Tuesday 3 May 2011

Managing behaviours – not what a child does, by why they do it

Behaviours have a purpose and serve a need. When a child has unwanted behaviours we need to prioritise: changing long-held coping strategies and unwanted habits is hard, takes time, and requires helpful and supportive relationships. Children will probably not change their behaviours just because we want them to. They need opportunity to develop new, more adaptive skills, and to model acceptable behaviour.

Don’t forget that a child does not need to perform a behaviour to model it, it is enough that behaviour is observed for the child to incorporate it into their repertoire. The “modelling ratio” is probably 100:1, that is, a child needs to see a new behaviour consistently (up to 100 times) in order to incorporate the new behaviour into their repertoire, but only needs to see an existing behaviour once in order to have it confirmed that this is a satisfactory way of acting. Suddenly, being a “good role model” doesn’t seem so easy; how many little bits of negative social behaviour do we bring to our own interactions with kids, with colleagues, with parents, with strangers? It is also worth remembering that modelling is a more powerful influence than conditioning; that is, a child learns more about how to behave from how they experience significant others around them behaving toward them, or see them acting toward others (children and adults) than attempts to change behaviour through rewards or sanctions (conditioning).

It is important to recognize that behaviours (good and bad) happen in a context, and that the context in which a person acts is at least as important in deciding their behaviour as their personal characteristics and learnt behaviours. Hardly seems possible does it, but true none the less. Therefore, in considering how to help a child develop alternatives to unwanted behaviour, we must take account of the context in which the behaviour occurs.

The first step towards change is to create a hierarchy of behaviours to focus on – it cannot be possible to change all behaviours at once. The maximum number is three, and if these behaviours are coping strategies, they will need to be replaced with more adaptive ways of coping that work for the child.

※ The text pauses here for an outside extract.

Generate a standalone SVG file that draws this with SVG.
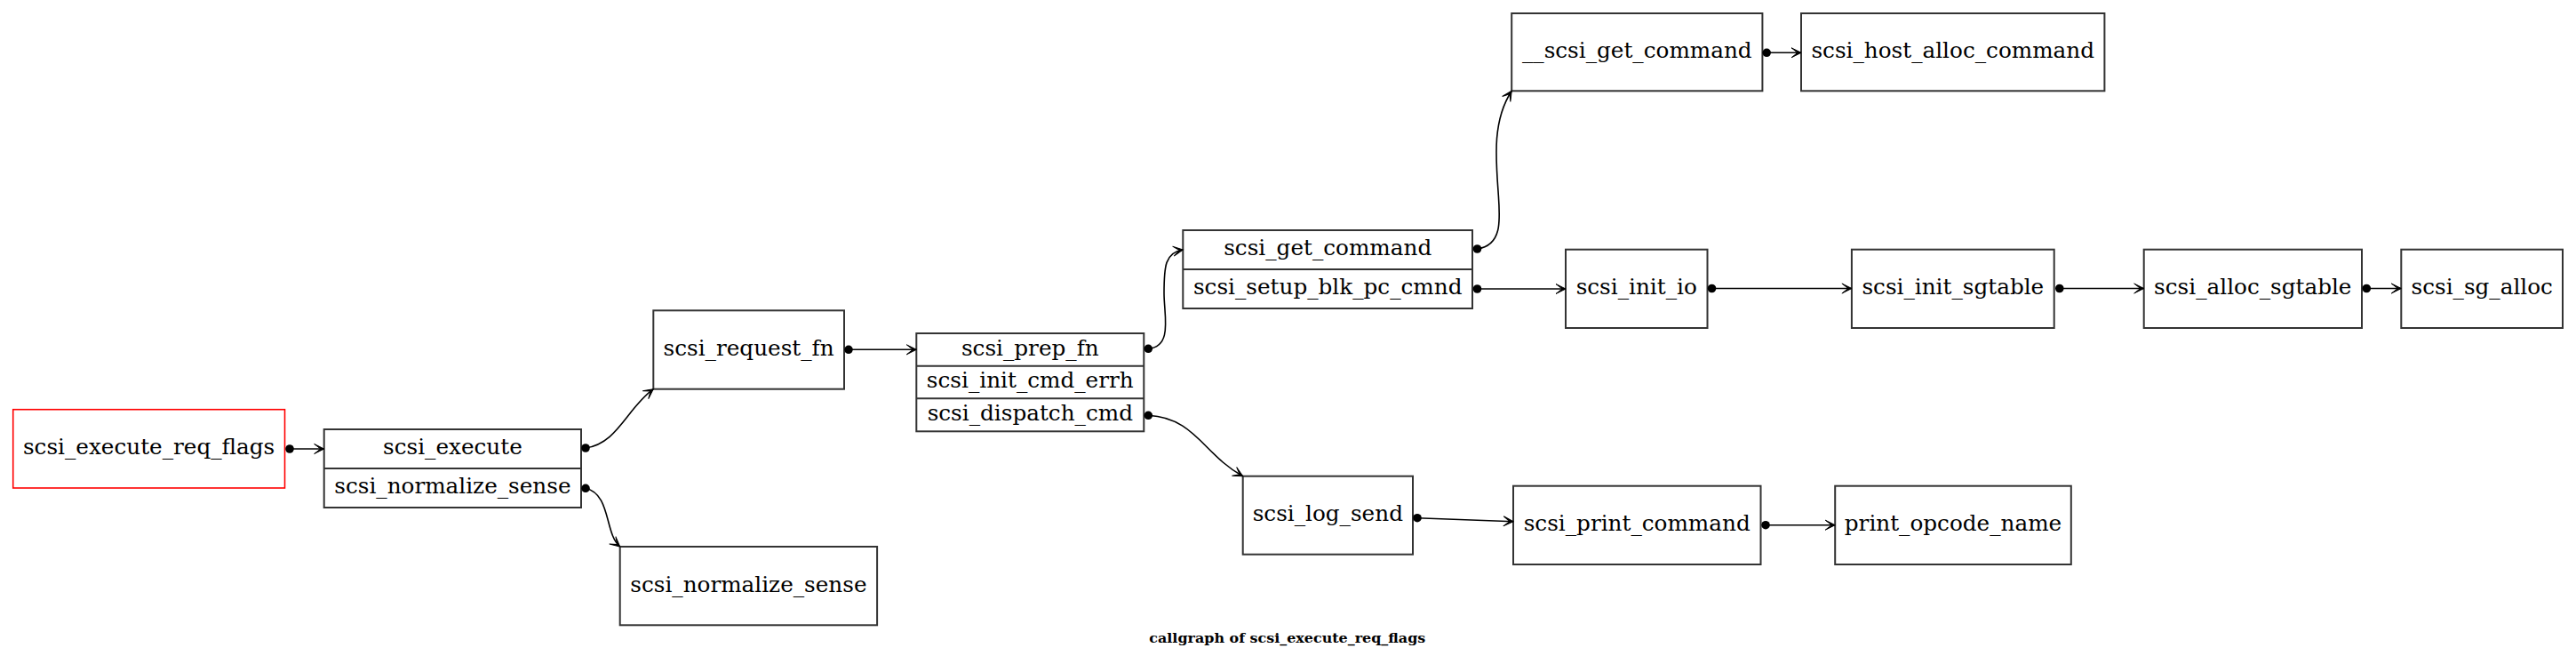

In order to encourage change you need reliable data; what does the child do, where do they do it, what else is going on, etc. A data grid is useful, for each target beahviour:
• Date
• Time
• Duration
• Antecedents – what was going on before?
• Accurate description of behaviour
• Describe what happened as a result of the behaviour
• List all the people this was a problem for
• Explain for each why it was a problem
• What is the child’s perception of what happened - you may need to get this information later
• Were they able to identify a goal they had in mind when they behaved like this?
• What function (purpose) do you think the behaviour served?

These data need to be analysed in order to plan effective interventions. We should always ask more about why a child does something than about what they do.